Saturday, July 31, 2010

Four dimensions of love


Like water, love comes in many shapes and sizes. Just as a crystal-clear mountain lake, a still forest pool, a trickling creek, and a roaring river are all composed of water, so tender emotions like kindness, compassion, joy, gratitude, forgiveness, devotion, generosity, and peace or equanimity arise in the heart and ultimately consist of love. Remember: These aren’t abstractions —they’re natural human qualities that you can learn how to cultivate and communicate to others.

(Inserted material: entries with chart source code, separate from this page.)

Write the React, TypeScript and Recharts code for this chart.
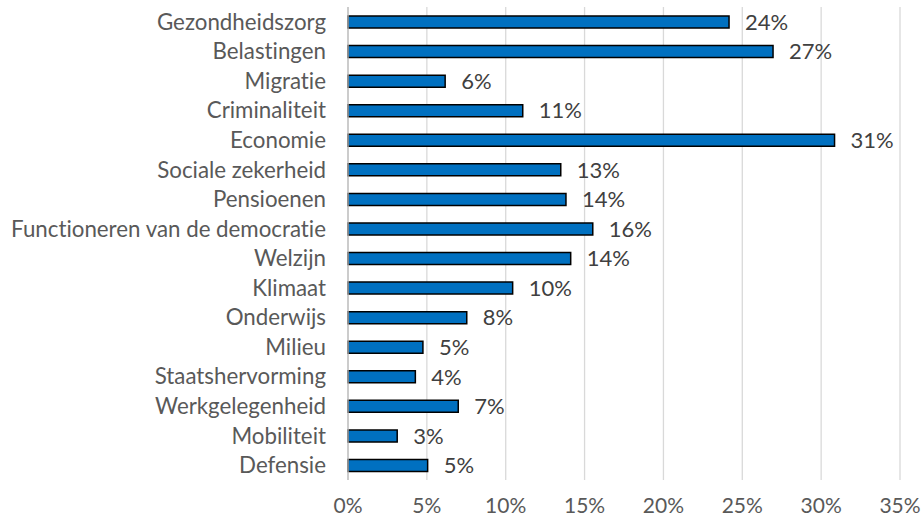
import React from "react";
import { BarChart, Bar, XAxis, YAxis, CartesianGrid, LabelList } from "recharts";

const categories = [
  "Gezondheidszorg",
  "Belastingen",
  "Migratie",
  "Criminaliteit",
  "Economie",
  "Sociale zekerheid",
  "Pensioenen",
  "Functioneren van de democratie",
  "Welzijn",
  "Klimaat",
  "Onderwijs",
  "Milieu",
  "Staatshervorming",
  "Werkgelegenheid",
  "Mobiliteit",
  "Defensie",
];
const values = [24.16, 26.95, 6.16, 11.08, 30.85, 13.49, 13.82, 15.52, 14.12, 10.44, 7.53, 4.75, 4.27, 6.99, 3.12, 5.05];
const xTicks = [0, 5, 10, 15, 20, 25, 30, 35];

const data = categories.map((c, i) => ({ name: c, value: values[i] }));

const FONT = "Lato, sans-serif";

export default function App() {
  return (
    <div
      style={{
        position: "absolute",
        left: 0,
        top: 0,
        width: 922,
        height: 520,
        background: "#fff",
        fontVariantLigatures: "none",
      }}
    >
      <BarChart
        width={922}
        height={520}
        data={data}
        layout="vertical"
        margin={{ top: 7, right: 22, bottom: 10, left: 0 }}
        barSize={12}
      >
        <CartesianGrid horizontal={false} stroke="#d9d9d9" strokeWidth={1.3} />
        <XAxis
          type="number"
          domain={[0, 35]}
          ticks={xTicks}
          tickFormatter={(v) => `${v}%`}
          axisLine={false}
          tickLine={false}
          tickSize={0}
          tickMargin={18}
          height={30}
          interval={0}
          tick={{ fill: "#595959", fontSize: 21, fontFamily: FONT }}
        />
        <YAxis
          type="category"
          dataKey="name"
          width={348}
          axisLine={{ stroke: "#bfbfbf", strokeWidth: 1.3 }}
          tickLine={false}
          tickSize={0}
          tickMargin={22}
          interval={0}
          tick={{ fill: "#595959", fontSize: 22.3, fontFamily: FONT }}
        />
        <Bar dataKey="value" fill="#0070C0" stroke="#000" strokeWidth={1.5} isAnimationActive={false}>
          <LabelList
            dataKey="value"
            position="right"
            offset={16}
            formatter={(v: number) => `${Math.round(v)}%`}
            style={{ fill: "#404040", fontSize: 22, fontFamily: FONT }}
          />
        </Bar>
      </BarChart>
    </div>
  );
}
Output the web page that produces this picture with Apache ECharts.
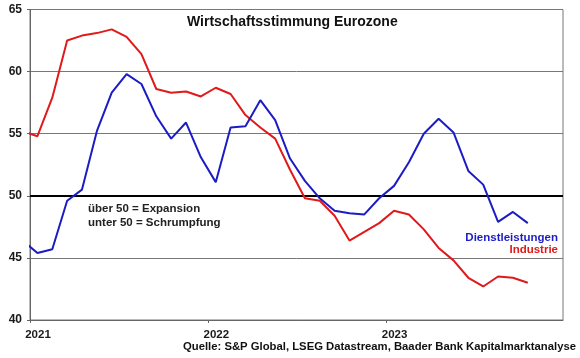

Among all these tender emotions, the Buddhists emphasize the following four as the cornerstones of a happy and fulfilling life:
  • Lovingkindness: Arises spontaneously in response to the kindness of others and consists of warm, loving, caring feelings that can be deliberately increased and extended.
  • Compassion: Takes love a step further. In addition to caring about others, you also feel their suffering and naturally feel motivated to help relieve it. (The word compassion means “to suffer with.”)
  • Sympathetic joy: Is the flip side of compassion. It consists of happy feelings that arise in response to the happiness and good fortune of others.
  • Equanimity: Can be cultivated through the basic meditation practices taught in this book; also known as steadiness of heart. No matter what happens, you expand to include it without allowing it to upset or disturb you.